A recent Bridge article describes the unique challenges posed by Michigan’s aging population – in transportation, healthcare, education, and economic development. Alcona County has the state’s highest median age at 56.9, joined by 12 other counties with a median age of 50 years or more, and five more over 49 years of age. Five of the 13 are in the Upper Peninsula, with eight are in the northern Lower Peninsula.
I have been studying and writing about Michigan’s demographics for many years, and this article moved me to look further into county population changes across the state.

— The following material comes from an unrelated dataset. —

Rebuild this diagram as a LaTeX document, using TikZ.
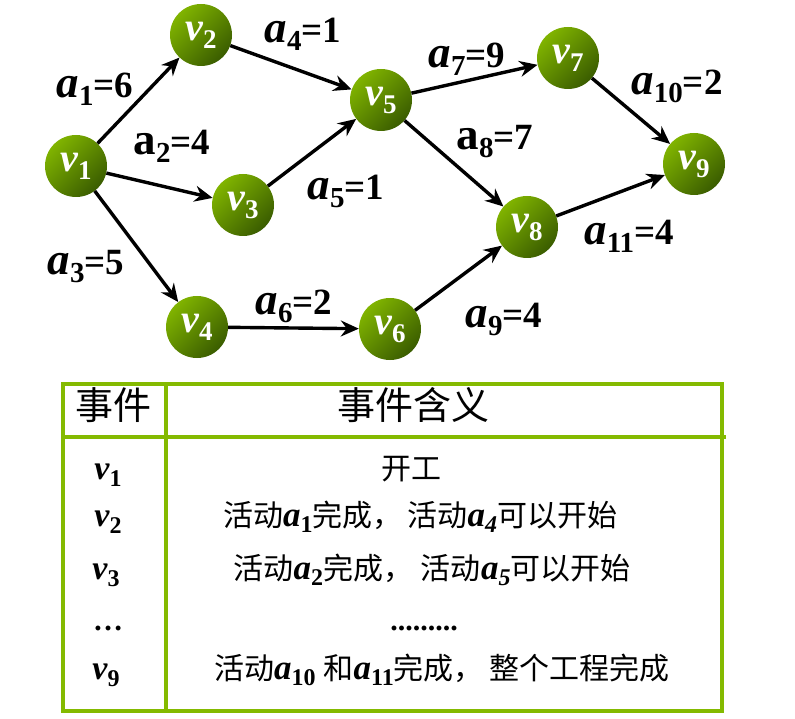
\documentclass[tikz,border=0pt]{standalone}
\usepackage{fontspec}
\setmainfont{Liberation Serif}
\newfontfamily\cjk{Noto Sans CJK SC}
\usetikzlibrary{arrows.meta}
\definecolor{ballhi}{RGB}{128,180,0}
\definecolor{balllo}{RGB}{58,92,0}
\definecolor{tgreen}{RGB}{132,186,0}
\newcommand\bv[1]{{\fontsize{40}{40}\selectfont\bfseries\itshape v}\raisebox{-8pt}{\fontsize{27}{27}\selectfont\bfseries #1}}
\newcommand\al[3]{{\fontsize{45}{45}\selectfont\bfseries #1a}\raisebox{-8pt}{\fontsize{29}{29}\selectfont\bfseries #2}{\fontsize{37}{37}\selectfont\bfseries=#3}}
\newcommand\ta[2]{{\rmfamily\fontsize{35}{35}\selectfont\bfseries\itshape a}\raisebox{-6pt}{\rmfamily\fontsize{24}{24}\selectfont\bfseries #1#2}}
\newcommand\tv[1]{{\rmfamily\fontsize{34}{34}\selectfont\bfseries\itshape v}\raisebox{-7pt}{\rmfamily\fontsize{24}{24}\selectfont\bfseries #1}}
\tikzset{
  ball/.style={circle, minimum size=62pt, inner sep=0pt, text=white,
    top color=ballhi, bottom color=balllo, shading angle=45},
  arr/.style={line width=3.4pt, -{Stealth[length=18pt,width=16pt,inset=6pt]}},
  lab/.style={anchor=base, inner sep=0pt},
  tline/.style={line width=4pt, tgreen},
  ttext/.style={anchor=base, inner sep=0pt, font=\fontsize{30}{30}\cjk},
  htext/.style={anchor=base, inner sep=0pt, font=\fontsize{38}{38}\cjk},
}
\begin{document}
\begin{tikzpicture}[x=1pt,y=-1pt]
\useasboundingbox (0,0) rectangle (795,719);
% nodes
\node[ball] (v1) at (76,166) {\bv{1}};
\node[ball] (v2) at (201,35) {\bv{2}};
\node[ball] (v3) at (243,205) {\bv{3}};
\node[ball] (v4) at (197,327) {\bv{4}};
\node[ball] (v5) at (381,100) {\bv{5}};
\node[ball] (v6) at (390,329) {\bv{6}};
\node[ball] (v7) at (568,58) {\bv{7}};
\node[ball] (v8) at (527,227) {\bv{8}};
\node[ball] (v9) at (694,164) {\bv{9}};
% arrows
\draw[arr] (v1) -- (v2);
\draw[arr] (v1) -- (v3);
\draw[arr] (v1) -- (v4);
\draw[arr] (v2) -- (v5);
\draw[arr] (v3) -- (v5);
\draw[arr] (v4) -- (v6);
\draw[arr] (v5) -- (v7);
\draw[arr] (v5) -- (v8);
\draw[arr] (v6) -- (v8);
\draw[arr] (v7) -- (v9);
\draw[arr] (v8) -- (v9);
% labels
\node[lab] (l1) at (95,98) {\al{\itshape}{1}{6}};
\node[lab] (l2) at (172,155) {\al{}{2}{4}};
\node[lab] (l3) at (86,275) {\al{\itshape}{3}{5}};
\node[lab] (l4) at (303,43) {\al{\itshape}{4}{1}};
\node[lab] (l5) at (346,200) {\al{\itshape}{5}{1}};
\node[lab] (l6) at (294,315) {\al{\itshape}{6}{2}};
\node[lab] (l7) at (467,68) {\al{\itshape}{7}{9}};
\node[lab] (l8) at (495,150) {\al{}{8}{7}};
\node[lab] (l9) at (504,327) {\al{\itshape}{9}{4}};
\node[lab] (l10) at (677,95) {\al{\itshape}{10}{2}};
\node[lab] (l11) at (629,245) {\al{\itshape}{11}{4}};
% table
\draw[tline] (63,384) rectangle (722,711);
\draw[tline] (63,437) -- (726,437);
\draw[tline] (166,384) -- (166,711);
\node[htext] (h1) at (113,419) {事件};
\node[htext] (h2) at (413,419) {事件含义};
\node[lab] (c1) at (108,479) {\tv{1}};
\node[lab] (c2) at (108,526) {\tv{2}};
\node[lab] (c3) at (106,579) {\tv{3}};
\node[lab, font=\fontsize{30}{30}\selectfont\bfseries] (c4) at (108,630) {\ldots};
\node[lab] (c5) at (106,679) {\tv{9}};
\node[ttext] (d1) at (411,479) {开工};
\node[ttext] (d2) at (420,526) {活动\ta{}{1}完成，\,活动\ta{\itshape}{4}可以开始};
\node[ttext] (d3) at (432,579) {活动\ta{}{2}完成，\hspace{8pt}活动\ta{\itshape}{5}可以开始};
\node[lab, font=\fontsize{30}{30}\selectfont\bfseries] (d4) at (424,630) {.........};
\node[ttext] (d5) at (442,679) {活动\ta{}{10}\hspace{8pt}和\ta{}{11}完成，\hspace{6pt}整个工程完成};
\end{tikzpicture}
\end{document}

Population changes, at any geographic level, are the result of two major phenomena:
Natural increase, or the difference between the number of births in an area and the number of deaths.
Net migration, or the difference between the number of people moving into an area and the number moving out. Migration is broken into two categories – immigration from other countries, and domestic migration, or those who move from elsewhere in the U.S. (or within the state).
So let’s look at the numbers and see what patterns we can discern across the state. The source of our data is the 2014 county population estimates released by the Census Bureau on last month.
Population change, 2010-2014
Between 2010 and 2014, 57 of Michigan’s 83 counties lost population. While the losses are concentrated in the Upper and northern Lower peninsulas, clear patterns of loss also followed the Lake Huron shoreline and the southern tier of counties abutting Ohio and Indiana.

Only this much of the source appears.